Your task:
Reproduce the material word for word; the images stay out.

## begin Given information

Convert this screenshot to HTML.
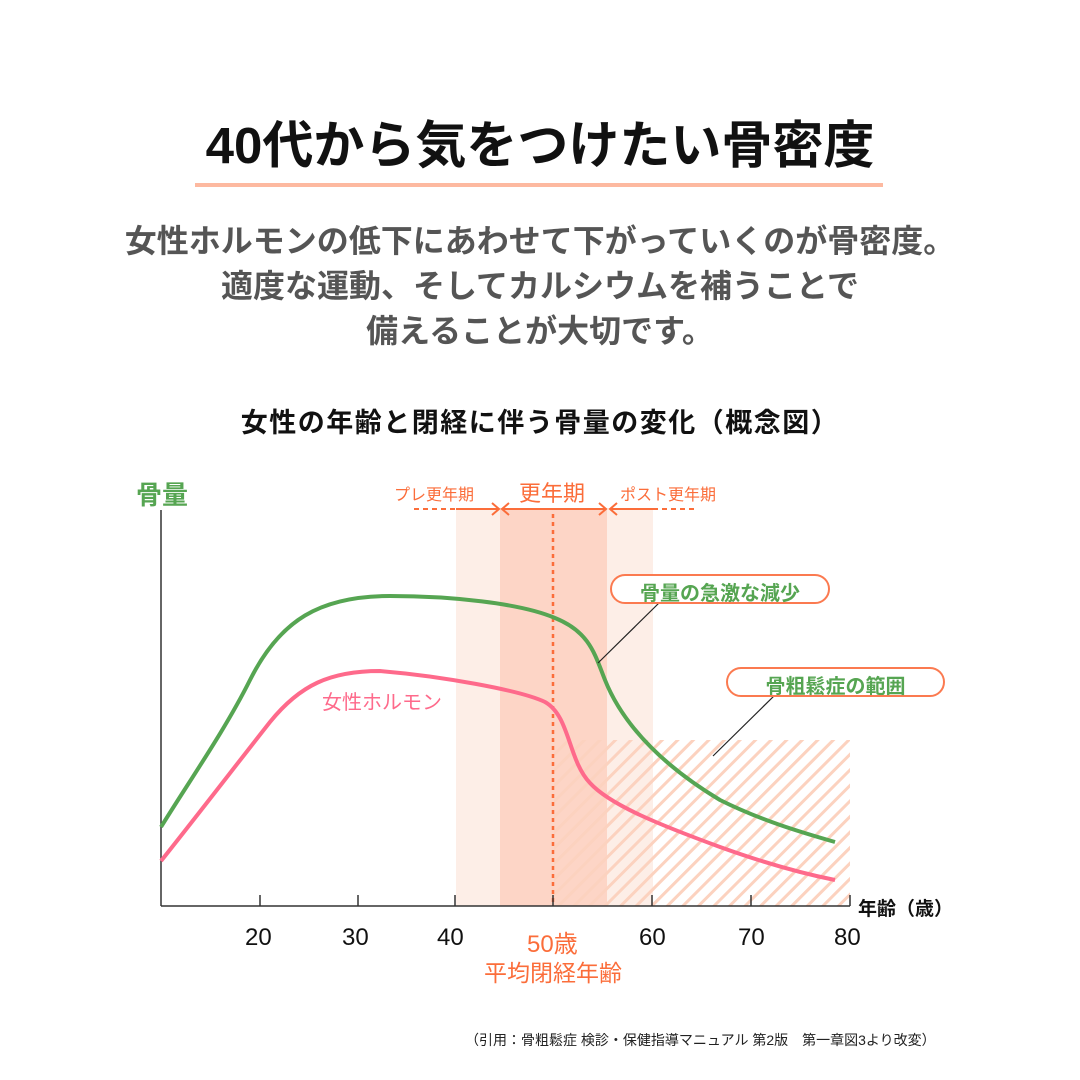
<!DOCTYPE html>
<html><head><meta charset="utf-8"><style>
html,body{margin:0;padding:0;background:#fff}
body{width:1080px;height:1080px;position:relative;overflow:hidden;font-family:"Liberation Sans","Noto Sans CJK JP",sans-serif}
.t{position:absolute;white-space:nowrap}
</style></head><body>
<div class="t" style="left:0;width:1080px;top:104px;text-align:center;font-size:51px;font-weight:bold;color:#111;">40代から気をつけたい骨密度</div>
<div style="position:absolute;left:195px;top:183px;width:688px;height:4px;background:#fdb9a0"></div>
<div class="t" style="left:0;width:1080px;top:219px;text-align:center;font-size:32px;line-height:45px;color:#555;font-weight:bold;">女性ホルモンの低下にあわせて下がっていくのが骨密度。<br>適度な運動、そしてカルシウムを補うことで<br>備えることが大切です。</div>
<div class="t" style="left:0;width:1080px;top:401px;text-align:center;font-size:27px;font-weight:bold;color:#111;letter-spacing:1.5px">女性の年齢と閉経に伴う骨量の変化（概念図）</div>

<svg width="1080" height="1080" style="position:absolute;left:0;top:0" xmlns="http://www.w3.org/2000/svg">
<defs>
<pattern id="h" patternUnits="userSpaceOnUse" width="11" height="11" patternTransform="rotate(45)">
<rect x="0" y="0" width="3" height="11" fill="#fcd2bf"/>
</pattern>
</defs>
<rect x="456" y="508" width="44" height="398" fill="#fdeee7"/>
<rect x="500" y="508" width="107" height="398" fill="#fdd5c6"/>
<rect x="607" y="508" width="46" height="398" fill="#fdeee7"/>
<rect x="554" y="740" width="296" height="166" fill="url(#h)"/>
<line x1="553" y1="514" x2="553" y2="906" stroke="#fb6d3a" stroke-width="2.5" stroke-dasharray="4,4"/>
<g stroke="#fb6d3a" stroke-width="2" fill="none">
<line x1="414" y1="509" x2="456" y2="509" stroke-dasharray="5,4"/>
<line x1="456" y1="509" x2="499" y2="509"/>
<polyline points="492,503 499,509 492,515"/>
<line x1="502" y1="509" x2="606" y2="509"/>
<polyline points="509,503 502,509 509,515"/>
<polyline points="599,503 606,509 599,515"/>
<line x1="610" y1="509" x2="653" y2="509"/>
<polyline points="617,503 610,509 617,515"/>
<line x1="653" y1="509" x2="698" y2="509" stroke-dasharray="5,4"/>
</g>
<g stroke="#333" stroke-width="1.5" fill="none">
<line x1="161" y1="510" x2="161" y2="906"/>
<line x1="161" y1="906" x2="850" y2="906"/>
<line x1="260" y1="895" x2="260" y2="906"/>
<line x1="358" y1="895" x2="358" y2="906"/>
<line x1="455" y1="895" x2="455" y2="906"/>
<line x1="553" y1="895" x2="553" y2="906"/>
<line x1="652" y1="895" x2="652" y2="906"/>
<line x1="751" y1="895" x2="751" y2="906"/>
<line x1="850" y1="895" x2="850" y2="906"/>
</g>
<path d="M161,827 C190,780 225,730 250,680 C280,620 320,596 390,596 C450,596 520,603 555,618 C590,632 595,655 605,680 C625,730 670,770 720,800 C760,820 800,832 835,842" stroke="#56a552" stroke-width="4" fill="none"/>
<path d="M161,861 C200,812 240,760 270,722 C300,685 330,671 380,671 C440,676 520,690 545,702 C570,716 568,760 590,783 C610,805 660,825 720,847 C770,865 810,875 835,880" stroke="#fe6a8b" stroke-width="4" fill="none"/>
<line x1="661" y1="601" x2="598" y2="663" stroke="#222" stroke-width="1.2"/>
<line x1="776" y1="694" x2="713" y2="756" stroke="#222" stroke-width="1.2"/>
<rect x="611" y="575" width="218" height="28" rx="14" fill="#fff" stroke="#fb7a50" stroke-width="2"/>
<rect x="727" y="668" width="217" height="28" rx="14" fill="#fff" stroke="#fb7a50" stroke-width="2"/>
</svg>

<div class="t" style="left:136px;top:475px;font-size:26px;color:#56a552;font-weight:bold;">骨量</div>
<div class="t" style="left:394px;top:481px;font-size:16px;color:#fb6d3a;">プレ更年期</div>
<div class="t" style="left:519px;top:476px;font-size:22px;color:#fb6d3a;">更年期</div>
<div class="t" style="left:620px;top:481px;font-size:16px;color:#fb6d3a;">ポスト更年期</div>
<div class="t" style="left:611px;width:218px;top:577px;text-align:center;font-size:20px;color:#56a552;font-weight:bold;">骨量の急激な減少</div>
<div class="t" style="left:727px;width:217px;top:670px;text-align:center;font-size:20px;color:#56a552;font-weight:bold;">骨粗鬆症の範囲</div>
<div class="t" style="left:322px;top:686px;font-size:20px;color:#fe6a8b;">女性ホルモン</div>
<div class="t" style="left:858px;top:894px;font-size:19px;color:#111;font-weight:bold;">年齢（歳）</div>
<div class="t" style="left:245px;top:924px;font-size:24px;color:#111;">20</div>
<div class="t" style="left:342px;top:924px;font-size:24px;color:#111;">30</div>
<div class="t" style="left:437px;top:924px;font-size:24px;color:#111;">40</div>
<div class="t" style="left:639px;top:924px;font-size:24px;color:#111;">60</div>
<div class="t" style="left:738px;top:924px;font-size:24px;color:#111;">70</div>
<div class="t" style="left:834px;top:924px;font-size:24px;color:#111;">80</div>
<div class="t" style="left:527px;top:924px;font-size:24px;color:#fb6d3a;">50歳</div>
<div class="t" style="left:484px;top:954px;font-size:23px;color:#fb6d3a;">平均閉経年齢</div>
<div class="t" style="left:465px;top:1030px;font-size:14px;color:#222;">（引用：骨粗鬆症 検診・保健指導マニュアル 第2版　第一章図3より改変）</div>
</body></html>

## end Given information

Full answer:
Convert this screenshot to HTML.
<!DOCTYPE html>
<html><head><meta charset="utf-8"><style>
html,body{margin:0;padding:0;background:#fff}
body{width:1080px;height:1080px;position:relative;overflow:hidden;font-family:"Liberation Sans","Noto Sans CJK JP",sans-serif}
.t{position:absolute;white-space:nowrap}
</style></head><body>
<div class="t" style="left:0;width:1080px;top:104px;text-align:center;font-size:51px;font-weight:bold;color:#111;">40代から気をつけたい骨密度</div>
<div style="position:absolute;left:195px;top:183px;width:688px;height:4px;background:#fdb9a0"></div>
<div class="t" style="left:0;width:1080px;top:219px;text-align:center;font-size:32px;line-height:45px;color:#555;font-weight:bold;">女性ホルモンの低下にあわせて下がっていくのが骨密度。<br>適度な運動、そしてカルシウムを補うことで<br>備えることが大切です。</div>
<div class="t" style="left:0;width:1080px;top:401px;text-align:center;font-size:27px;font-weight:bold;color:#111;letter-spacing:1.5px">女性の年齢と閉経に伴う骨量の変化（概念図）</div>

<svg width="1080" height="1080" style="position:absolute;left:0;top:0" xmlns="http://www.w3.org/2000/svg">
<defs>
<pattern id="h" patternUnits="userSpaceOnUse" width="11" height="11" patternTransform="rotate(45)">
<rect x="0" y="0" width="3" height="11" fill="#fcd2bf"/>
</pattern>
</defs>
<rect x="456" y="508" width="44" height="398" fill="#fdeee7"/>
<rect x="500" y="508" width="107" height="398" fill="#fdd5c6"/>
<rect x="607" y="508" width="46" height="398" fill="#fdeee7"/>
<rect x="554" y="740" width="296" height="166" fill="url(#h)"/>
<line x1="553" y1="514" x2="553" y2="906" stroke="#fb6d3a" stroke-width="2.5" stroke-dasharray="4,4"/>
<g stroke="#fb6d3a" stroke-width="2" fill="none">
<line x1="414" y1="509" x2="456" y2="509" stroke-dasharray="5,4"/>
<line x1="456" y1="509" x2="499" y2="509"/>
<polyline points="492,503 499,509 492,515"/>
<line x1="502" y1="509" x2="606" y2="509"/>
<polyline points="509,503 502,509 509,515"/>
<polyline points="599,503 606,509 599,515"/>
<line x1="610" y1="509" x2="653" y2="509"/>
<polyline points="617,503 610,509 617,515"/>
<line x1="653" y1="509" x2="698" y2="509" stroke-dasharray="5,4"/>
</g>
<g stroke="#333" stroke-width="1.5" fill="none">
<line x1="161" y1="510" x2="161" y2="906"/>
<line x1="161" y1="906" x2="850" y2="906"/>
<line x1="260" y1="895" x2="260" y2="906"/>
<line x1="358" y1="895" x2="358" y2="906"/>
<line x1="455" y1="895" x2="455" y2="906"/>
<line x1="553" y1="895" x2="553" y2="906"/>
<line x1="652" y1="895" x2="652" y2="906"/>
<line x1="751" y1="895" x2="751" y2="906"/>
<line x1="850" y1="895" x2="850" y2="906"/>
</g>
<path d="M161,827 C190,780 225,730 250,680 C280,620 320,596 390,596 C450,596 520,603 555,618 C590,632 595,655 605,680 C625,730 670,770 720,800 C760,820 800,832 835,842" stroke="#56a552" stroke-width="4" fill="none"/>
<path d="M161,861 C200,812 240,760 270,722 C300,685 330,671 380,671 C440,676 520,690 545,702 C570,716 568,760 590,783 C610,805 660,825 720,847 C770,865 810,875 835,880" stroke="#fe6a8b" stroke-width="4" fill="none"/>
<line x1="661" y1="601" x2="598" y2="663" stroke="#222" stroke-width="1.2"/>
<line x1="776" y1="694" x2="713" y2="756" stroke="#222" stroke-width="1.2"/>
<rect x="611" y="575" width="218" height="28" rx="14" fill="#fff" stroke="#fb7a50" stroke-width="2"/>
<rect x="727" y="668" width="217" height="28" rx="14" fill="#fff" stroke="#fb7a50" stroke-width="2"/>
</svg>

<div class="t" style="left:136px;top:475px;font-size:26px;color:#56a552;font-weight:bold;">骨量</div>
<div class="t" style="left:394px;top:481px;font-size:16px;color:#fb6d3a;">プレ更年期</div>
<div class="t" style="left:519px;top:476px;font-size:22px;color:#fb6d3a;">更年期</div>
<div class="t" style="left:620px;top:481px;font-size:16px;color:#fb6d3a;">ポスト更年期</div>
<div class="t" style="left:611px;width:218px;top:577px;text-align:center;font-size:20px;color:#56a552;font-weight:bold;">骨量の急激な減少</div>
<div class="t" style="left:727px;width:217px;top:670px;text-align:center;font-size:20px;color:#56a552;font-weight:bold;">骨粗鬆症の範囲</div>
<div class="t" style="left:322px;top:686px;font-size:20px;color:#fe6a8b;">女性ホルモン</div>
<div class="t" style="left:858px;top:894px;font-size:19px;color:#111;font-weight:bold;">年齢（歳）</div>
<div class="t" style="left:245px;top:924px;font-size:24px;color:#111;">20</div>
<div class="t" style="left:342px;top:924px;font-size:24px;color:#111;">30</div>
<div class="t" style="left:437px;top:924px;font-size:24px;color:#111;">40</div>
<div class="t" style="left:639px;top:924px;font-size:24px;color:#111;">60</div>
<div class="t" style="left:738px;top:924px;font-size:24px;color:#111;">70</div>
<div class="t" style="left:834px;top:924px;font-size:24px;color:#111;">80</div>
<div class="t" style="left:527px;top:924px;font-size:24px;color:#fb6d3a;">50歳</div>
<div class="t" style="left:484px;top:954px;font-size:23px;color:#fb6d3a;">平均閉経年齢</div>
<div class="t" style="left:465px;top:1030px;font-size:14px;color:#222;">（引用：骨粗鬆症 検診・保健指導マニュアル 第2版　第一章図3より改変）</div>
</body></html>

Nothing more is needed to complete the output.